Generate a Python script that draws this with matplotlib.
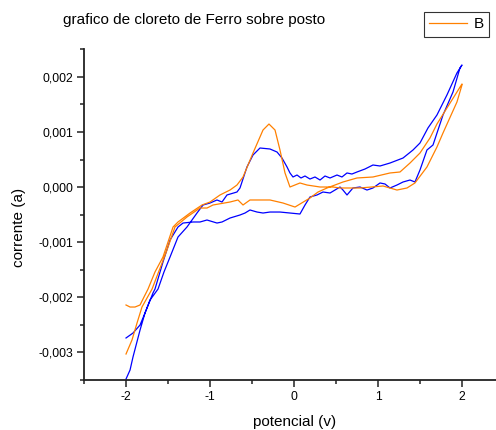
import numpy as np
import matplotlib
matplotlib.use('Agg')
from matplotlib import pyplot as plt
from matplotlib.ticker import MultipleLocator, FuncFormatter

plt.rcParams['font.family'] = ['Liberation Sans', 'DejaVu Sans']
plt.rcParams['axes.unicode_minus'] = False

# blue loop: forward (upper) branch then return (lower) branch, current in mA
blue_v = [-2.0, -1.917, -1.833, -1.774, -1.714, -1.619, -1.548, -1.476, -1.381, -1.274,
          -1.155, -1.083, -1.0, -0.917, -0.857, -0.798, -0.679, -0.643, -0.560, -0.488,
          -0.405, -0.286, -0.202, -0.143, -0.083, -0.048, -0.012, 0.036, 0.083, 0.131,
          0.190, 0.250, 0.310, 0.369, 0.429, 0.512, 0.571, 0.631, 0.690, 0.750,
          0.845, 0.940, 1.024, 1.143, 1.298, 1.417, 1.5, 1.595, 1.702, 1.821,
          1.940, 2.0,
          1.976, 1.893, 1.774, 1.655, 1.583, 1.5, 1.440, 1.381, 1.298, 1.226,
          1.143, 1.083, 1.024, 0.940, 0.869, 0.786, 0.702, 0.631, 0.583, 0.548,
          0.488, 0.429, 0.345, 0.274, 0.190, 0.131, 0.071, -0.048, -0.167, -0.286,
          -0.369, -0.440, -0.524, -0.583, -0.643, -0.762, -0.857, -0.917, -1.036, -1.119,
          -1.202, -1.321, -1.381, -1.476, -1.560, -1.655, -1.679, -1.774, -1.833, -1.917,
          -1.952, -2.0]
blue_i = [-2.745, -2.655, -2.509, -2.291, -2.055, -1.855, -1.545, -1.273, -0.909, -0.727,
          -0.473, -0.327, -0.291, -0.236, -0.273, -0.145, -0.091, -0.018, 0.364, 0.582,
          0.709, 0.691, 0.636, 0.527, 0.364, 0.255, 0.182, 0.218, 0.164, 0.2,
          0.145, 0.182, 0.127, 0.2, 0.164, 0.218, 0.182, 0.255, 0.236, 0.273,
          0.327, 0.4, 0.382, 0.436, 0.527, 0.673, 0.8, 1.073, 1.309, 1.673,
          2.073, 2.218,
          2.164, 1.727, 1.309, 0.764, 0.673, 0.309, 0.091, 0.127, 0.091, 0.036,
          -0.018, 0.055, 0.073, -0.018, -0.055, 0.0, -0.018, -0.145, -0.055, 0.0,
          -0.055, -0.109, -0.091, -0.145, -0.182, -0.327, -0.491, -0.473, -0.455, -0.455,
          -0.473, -0.455, -0.418, -0.473, -0.509, -0.564, -0.636, -0.655, -0.6, -0.636,
          -0.636, -0.655, -0.727, -0.964, -1.364, -1.855, -1.927, -2.291, -2.6, -3.091,
          -3.327, -3.491]

# orange loop (series B)
orange_v = [-2.0, -1.952, -1.893, -1.833, -1.786, -1.738, -1.655, -1.560, -1.440, -1.381,
            -1.238, -1.095, -1.0, -0.881, -0.762, -0.679, -0.607, -0.488, -0.369, -0.298,
            -0.226, -0.167, -0.107, -0.048, 0.071, 0.155, 0.310, 0.464, 0.548, 0.786,
            1.060, 1.226, 1.345, 1.440, 1.583, 1.702, 1.774, 1.833, 1.940, 2.0,
            2.0, 1.940, 1.821, 1.702, 1.619, 1.5, 1.381, 1.262, 1.143, 0.940,
            0.750, 0.583, 0.393, 0.286, 0.190, 0.012, -0.131, -0.286, -0.524, -0.607,
            -0.667, -0.762, -0.964, -1.036, -1.119, -1.274, -1.417, -1.512, -1.690, -1.810,
            -1.869, -1.929, -2.0]
orange_i = [-2.145, -2.182, -2.182, -2.145, -2.0, -1.855, -1.545, -1.273, -0.727, -0.636,
            -0.473, -0.327, -0.273, -0.145, -0.055, 0.036, 0.182, 0.618, 1.036, 1.145,
            1.036, 0.673, 0.255, 0.0, 0.073, 0.036, 0.0, 0.0, -0.018, -0.018,
            0.018, -0.055, -0.018, 0.073, 0.364, 0.727, 0.982, 1.182, 1.545, 1.855,
            1.873, 1.727, 1.436, 1.145, 0.891, 0.618, 0.436, 0.273, 0.255, 0.182,
            0.164, 0.091, -0.018, -0.091, -0.2, -0.364, -0.291, -0.236, -0.236, -0.327,
            -0.236, -0.273, -0.327, -0.382, -0.382, -0.545, -0.727, -1.145, -1.855, -2.182,
            -2.473, -2.782, -3.036]

fig = plt.figure(figsize=(4.96, 4.30), dpi=100)
ax = fig.add_axes([0.1694, 0.1174, 0.8306, 0.7675])

ax.plot(blue_v, np.array(blue_i) * 1e-3, color='#0000ff', lw=0.9)
ax.plot(orange_v, np.array(orange_i) * 1e-3, color='#ff8000', lw=0.9, label='B')

ax.set_xlim(-2.5, 2.405)
ax.set_ylim(-0.0035, 0.0025)

for s in ['top', 'right']:
    ax.spines[s].set_visible(False)
for s in ['left', 'bottom']:
    ax.spines[s].set_linewidth(1.3)
    ax.spines[s].set_color('#222222')

ax.xaxis.set_major_locator(MultipleLocator(1))
ax.xaxis.set_minor_locator(MultipleLocator(0.5))
ax.yaxis.set_major_locator(MultipleLocator(0.001))
ax.yaxis.set_minor_locator(MultipleLocator(0.0005))
ax.yaxis.set_major_formatter(FuncFormatter(lambda v, p: ('%.3f' % (v + 0.0)).replace('.', ',').replace('-0,000', '0,000')))
ax.tick_params(which='major', direction='out', length=5, width=1.1, color='#222222',
               labelsize=8.7, pad=3)
ax.tick_params(which='minor', direction='out', length=3, width=1.1, color='#222222')

ax.set_xlabel('potencial (v)', fontsize=11)
ax.set_ylabel('corrente (a)', fontsize=11)
ax.xaxis.set_label_coords(0.511, -0.128)
ax.xaxis.label.set_verticalalignment('center')
ax.yaxis.set_label_coords(-0.158, 0.462)
ax.yaxis.label.set_verticalalignment('center')

fig.text(63 / 496, 1 - 20 / 430, 'grafico de cloreto de Ferro sobre posto',
         fontsize=11, ha='left', va='center')

leg = ax.legend(loc='upper right', bbox_to_anchor=(489 / 496, 1 - 12 / 430),
                bbox_transform=fig.transFigure, fontsize=11, frameon=True,
                fancybox=False, handlelength=2.5, borderpad=0.35, borderaxespad=0,
                handletextpad=0.4)
leg.get_frame().set_edgecolor('black')
leg.get_frame().set_linewidth(0.8)

fig.savefig('out.png', dpi=100)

:::::

_WHAT TO WORK ON_:
Copy out each line word for word, please, skipping the images.

_CORRECT RESULT_:
Generate a Python script that draws this with matplotlib.
import numpy as np
import matplotlib
matplotlib.use('Agg')
from matplotlib import pyplot as plt
from matplotlib.ticker import MultipleLocator, FuncFormatter

plt.rcParams['font.family'] = ['Liberation Sans', 'DejaVu Sans']
plt.rcParams['axes.unicode_minus'] = False

# blue loop: forward (upper) branch then return (lower) branch, current in mA
blue_v = [-2.0, -1.917, -1.833, -1.774, -1.714, -1.619, -1.548, -1.476, -1.381, -1.274,
          -1.155, -1.083, -1.0, -0.917, -0.857, -0.798, -0.679, -0.643, -0.560, -0.488,
          -0.405, -0.286, -0.202, -0.143, -0.083, -0.048, -0.012, 0.036, 0.083, 0.131,
          0.190, 0.250, 0.310, 0.369, 0.429, 0.512, 0.571, 0.631, 0.690, 0.750,
          0.845, 0.940, 1.024, 1.143, 1.298, 1.417, 1.5, 1.595, 1.702, 1.821,
          1.940, 2.0,
          1.976, 1.893, 1.774, 1.655, 1.583, 1.5, 1.440, 1.381, 1.298, 1.226,
          1.143, 1.083, 1.024, 0.940, 0.869, 0.786, 0.702, 0.631, 0.583, 0.548,
          0.488, 0.429, 0.345, 0.274, 0.190, 0.131, 0.071, -0.048, -0.167, -0.286,
          -0.369, -0.440, -0.524, -0.583, -0.643, -0.762, -0.857, -0.917, -1.036, -1.119,
          -1.202, -1.321, -1.381, -1.476, -1.560, -1.655, -1.679, -1.774, -1.833, -1.917,
          -1.952, -2.0]
blue_i = [-2.745, -2.655, -2.509, -2.291, -2.055, -1.855, -1.545, -1.273, -0.909, -0.727,
          -0.473, -0.327, -0.291, -0.236, -0.273, -0.145, -0.091, -0.018, 0.364, 0.582,
          0.709, 0.691, 0.636, 0.527, 0.364, 0.255, 0.182, 0.218, 0.164, 0.2,
          0.145, 0.182, 0.127, 0.2, 0.164, 0.218, 0.182, 0.255, 0.236, 0.273,
          0.327, 0.4, 0.382, 0.436, 0.527, 0.673, 0.8, 1.073, 1.309, 1.673,
          2.073, 2.218,
          2.164, 1.727, 1.309, 0.764, 0.673, 0.309, 0.091, 0.127, 0.091, 0.036,
          -0.018, 0.055, 0.073, -0.018, -0.055, 0.0, -0.018, -0.145, -0.055, 0.0,
          -0.055, -0.109, -0.091, -0.145, -0.182, -0.327, -0.491, -0.473, -0.455, -0.455,
          -0.473, -0.455, -0.418, -0.473, -0.509, -0.564, -0.636, -0.655, -0.6, -0.636,
          -0.636, -0.655, -0.727, -0.964, -1.364, -1.855, -1.927, -2.291, -2.6, -3.091,
          -3.327, -3.491]

# orange loop (series B)
orange_v = [-2.0, -1.952, -1.893, -1.833, -1.786, -1.738, -1.655, -1.560, -1.440, -1.381,
            -1.238, -1.095, -1.0, -0.881, -0.762, -0.679, -0.607, -0.488, -0.369, -0.298,
            -0.226, -0.167, -0.107, -0.048, 0.071, 0.155, 0.310, 0.464, 0.548, 0.786,
            1.060, 1.226, 1.345, 1.440, 1.583, 1.702, 1.774, 1.833, 1.940, 2.0,
            2.0, 1.940, 1.821, 1.702, 1.619, 1.5, 1.381, 1.262, 1.143, 0.940,
            0.750, 0.583, 0.393, 0.286, 0.190, 0.012, -0.131, -0.286, -0.524, -0.607,
            -0.667, -0.762, -0.964, -1.036, -1.119, -1.274, -1.417, -1.512, -1.690, -1.810,
            -1.869, -1.929, -2.0]
orange_i = [-2.145, -2.182, -2.182, -2.145, -2.0, -1.855, -1.545, -1.273, -0.727, -0.636,
            -0.473, -0.327, -0.273, -0.145, -0.055, 0.036, 0.182, 0.618, 1.036, 1.145,
            1.036, 0.673, 0.255, 0.0, 0.073, 0.036, 0.0, 0.0, -0.018, -0.018,
            0.018, -0.055, -0.018, 0.073, 0.364, 0.727, 0.982, 1.182, 1.545, 1.855,
            1.873, 1.727, 1.436, 1.145, 0.891, 0.618, 0.436, 0.273, 0.255, 0.182,
            0.164, 0.091, -0.018, -0.091, -0.2, -0.364, -0.291, -0.236, -0.236, -0.327,
            -0.236, -0.273, -0.327, -0.382, -0.382, -0.545, -0.727, -1.145, -1.855, -2.182,
            -2.473, -2.782, -3.036]

fig = plt.figure(figsize=(4.96, 4.30), dpi=100)
ax = fig.add_axes([0.1694, 0.1174, 0.8306, 0.7675])

ax.plot(blue_v, np.array(blue_i) * 1e-3, color='#0000ff', lw=0.9)
ax.plot(orange_v, np.array(orange_i) * 1e-3, color='#ff8000', lw=0.9, label='B')

ax.set_xlim(-2.5, 2.405)
ax.set_ylim(-0.0035, 0.0025)

for s in ['top', 'right']:
    ax.spines[s].set_visible(False)
for s in ['left', 'bottom']:
    ax.spines[s].set_linewidth(1.3)
    ax.spines[s].set_color('#222222')

ax.xaxis.set_major_locator(MultipleLocator(1))
ax.xaxis.set_minor_locator(MultipleLocator(0.5))
ax.yaxis.set_major_locator(MultipleLocator(0.001))
ax.yaxis.set_minor_locator(MultipleLocator(0.0005))
ax.yaxis.set_major_formatter(FuncFormatter(lambda v, p: ('%.3f' % (v + 0.0)).replace('.', ',').replace('-0,000', '0,000')))
ax.tick_params(which='major', direction='out', length=5, width=1.1, color='#222222',
               labelsize=8.7, pad=3)
ax.tick_params(which='minor', direction='out', length=3, width=1.1, color='#222222')

ax.set_xlabel('potencial (v)', fontsize=11)
ax.set_ylabel('corrente (a)', fontsize=11)
ax.xaxis.set_label_coords(0.511, -0.128)
ax.xaxis.label.set_verticalalignment('center')
ax.yaxis.set_label_coords(-0.158, 0.462)
ax.yaxis.label.set_verticalalignment('center')

fig.text(63 / 496, 1 - 20 / 430, 'grafico de cloreto de Ferro sobre posto',
         fontsize=11, ha='left', va='center')

leg = ax.legend(loc='upper right', bbox_to_anchor=(489 / 496, 1 - 12 / 430),
                bbox_transform=fig.transFigure, fontsize=11, frameon=True,
                fancybox=False, handlelength=2.5, borderpad=0.35, borderaxespad=0,
                handletextpad=0.4)
leg.get_frame().set_edgecolor('black')
leg.get_frame().set_linewidth(0.8)

fig.savefig('out.png', dpi=100)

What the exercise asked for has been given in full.